# [Short problem]
From the records below, pull each line that has "this".

# [Input rows]
== == ==
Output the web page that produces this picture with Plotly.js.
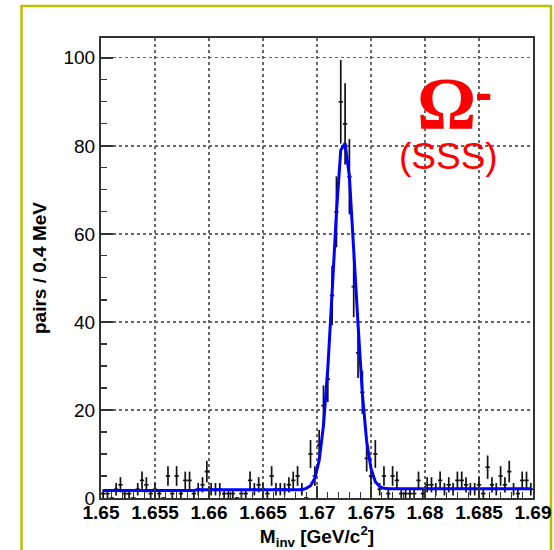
== == ==
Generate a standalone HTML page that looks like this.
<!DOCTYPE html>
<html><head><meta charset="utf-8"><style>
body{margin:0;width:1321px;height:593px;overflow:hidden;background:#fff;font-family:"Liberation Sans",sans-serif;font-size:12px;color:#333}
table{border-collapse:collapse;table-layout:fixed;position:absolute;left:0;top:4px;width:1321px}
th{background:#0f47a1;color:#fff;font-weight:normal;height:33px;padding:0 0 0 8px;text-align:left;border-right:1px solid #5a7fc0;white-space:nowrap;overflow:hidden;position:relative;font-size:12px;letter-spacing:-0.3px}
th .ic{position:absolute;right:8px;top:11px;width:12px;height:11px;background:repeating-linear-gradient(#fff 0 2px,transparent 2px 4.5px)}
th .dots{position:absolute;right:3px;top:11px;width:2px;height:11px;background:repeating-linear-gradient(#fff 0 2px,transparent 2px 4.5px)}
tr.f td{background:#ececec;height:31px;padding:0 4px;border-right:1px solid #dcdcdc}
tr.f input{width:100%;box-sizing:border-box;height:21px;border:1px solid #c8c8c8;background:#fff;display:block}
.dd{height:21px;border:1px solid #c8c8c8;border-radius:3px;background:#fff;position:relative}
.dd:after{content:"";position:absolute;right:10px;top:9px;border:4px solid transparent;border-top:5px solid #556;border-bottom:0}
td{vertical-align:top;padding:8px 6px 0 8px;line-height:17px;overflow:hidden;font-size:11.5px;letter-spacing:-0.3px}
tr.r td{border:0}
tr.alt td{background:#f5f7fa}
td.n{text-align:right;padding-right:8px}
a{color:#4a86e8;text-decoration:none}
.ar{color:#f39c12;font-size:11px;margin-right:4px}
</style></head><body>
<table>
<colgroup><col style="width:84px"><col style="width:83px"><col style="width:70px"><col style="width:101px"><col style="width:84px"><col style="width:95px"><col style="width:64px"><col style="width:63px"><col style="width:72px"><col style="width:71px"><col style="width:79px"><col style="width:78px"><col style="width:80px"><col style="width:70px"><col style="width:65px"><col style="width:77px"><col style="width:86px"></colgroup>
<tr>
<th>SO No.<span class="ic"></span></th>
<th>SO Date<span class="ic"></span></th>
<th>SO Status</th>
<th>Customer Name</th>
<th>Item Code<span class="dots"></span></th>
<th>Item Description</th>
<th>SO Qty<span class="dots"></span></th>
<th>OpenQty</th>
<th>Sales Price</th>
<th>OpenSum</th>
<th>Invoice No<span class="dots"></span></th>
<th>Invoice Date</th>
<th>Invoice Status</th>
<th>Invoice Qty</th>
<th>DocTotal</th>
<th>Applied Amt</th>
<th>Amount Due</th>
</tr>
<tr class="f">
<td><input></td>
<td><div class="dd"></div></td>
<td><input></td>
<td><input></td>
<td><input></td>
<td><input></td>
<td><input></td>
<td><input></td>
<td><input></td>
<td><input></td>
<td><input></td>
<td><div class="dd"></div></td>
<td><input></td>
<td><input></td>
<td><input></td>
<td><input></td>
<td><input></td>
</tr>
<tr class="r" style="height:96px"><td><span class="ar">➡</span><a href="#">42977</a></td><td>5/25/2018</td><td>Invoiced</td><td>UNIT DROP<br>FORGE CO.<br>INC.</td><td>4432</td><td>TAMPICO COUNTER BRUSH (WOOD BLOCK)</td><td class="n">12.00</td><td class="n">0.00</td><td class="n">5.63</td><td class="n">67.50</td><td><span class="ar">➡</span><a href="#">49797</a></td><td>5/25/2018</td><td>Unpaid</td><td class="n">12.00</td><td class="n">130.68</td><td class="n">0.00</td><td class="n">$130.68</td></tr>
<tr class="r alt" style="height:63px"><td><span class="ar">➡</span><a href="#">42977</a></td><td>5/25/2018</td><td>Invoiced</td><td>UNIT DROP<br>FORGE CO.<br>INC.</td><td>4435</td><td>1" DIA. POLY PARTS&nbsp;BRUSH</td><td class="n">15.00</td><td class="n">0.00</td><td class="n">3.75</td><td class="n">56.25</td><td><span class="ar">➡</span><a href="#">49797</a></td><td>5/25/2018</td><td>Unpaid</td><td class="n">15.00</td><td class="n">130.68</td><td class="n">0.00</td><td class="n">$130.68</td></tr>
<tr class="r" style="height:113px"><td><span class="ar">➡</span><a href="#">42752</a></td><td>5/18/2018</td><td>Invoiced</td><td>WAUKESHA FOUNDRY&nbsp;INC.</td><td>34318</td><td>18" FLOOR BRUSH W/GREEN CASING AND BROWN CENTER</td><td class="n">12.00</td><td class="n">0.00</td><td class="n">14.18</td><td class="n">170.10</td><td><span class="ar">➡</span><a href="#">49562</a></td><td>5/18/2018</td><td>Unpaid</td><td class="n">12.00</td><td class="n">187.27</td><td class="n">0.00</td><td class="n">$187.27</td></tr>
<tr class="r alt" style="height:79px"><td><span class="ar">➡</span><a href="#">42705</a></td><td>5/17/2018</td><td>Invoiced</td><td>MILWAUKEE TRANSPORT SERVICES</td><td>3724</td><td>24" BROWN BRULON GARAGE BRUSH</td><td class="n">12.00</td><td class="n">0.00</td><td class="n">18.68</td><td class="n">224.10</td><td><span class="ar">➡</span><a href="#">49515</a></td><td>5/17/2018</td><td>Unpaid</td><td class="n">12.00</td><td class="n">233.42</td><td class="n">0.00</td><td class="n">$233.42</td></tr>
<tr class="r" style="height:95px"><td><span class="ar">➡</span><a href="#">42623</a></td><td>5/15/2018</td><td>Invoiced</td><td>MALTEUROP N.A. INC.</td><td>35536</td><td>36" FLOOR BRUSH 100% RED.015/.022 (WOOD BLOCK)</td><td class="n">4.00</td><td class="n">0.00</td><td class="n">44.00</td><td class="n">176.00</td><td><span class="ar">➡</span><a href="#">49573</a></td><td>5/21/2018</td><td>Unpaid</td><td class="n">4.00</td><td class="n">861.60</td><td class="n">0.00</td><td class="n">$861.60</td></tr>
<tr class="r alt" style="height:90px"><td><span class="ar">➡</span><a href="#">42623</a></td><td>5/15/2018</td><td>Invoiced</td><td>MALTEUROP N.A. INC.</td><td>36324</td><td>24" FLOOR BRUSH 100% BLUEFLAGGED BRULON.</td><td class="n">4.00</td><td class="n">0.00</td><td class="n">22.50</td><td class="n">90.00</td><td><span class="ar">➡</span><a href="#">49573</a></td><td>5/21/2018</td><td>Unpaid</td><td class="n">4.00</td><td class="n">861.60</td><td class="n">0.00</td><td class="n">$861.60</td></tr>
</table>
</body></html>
== == ==
# [Expected answer]
Output the web page that produces this picture with Plotly.js.
Generate a standalone HTML page that looks like this.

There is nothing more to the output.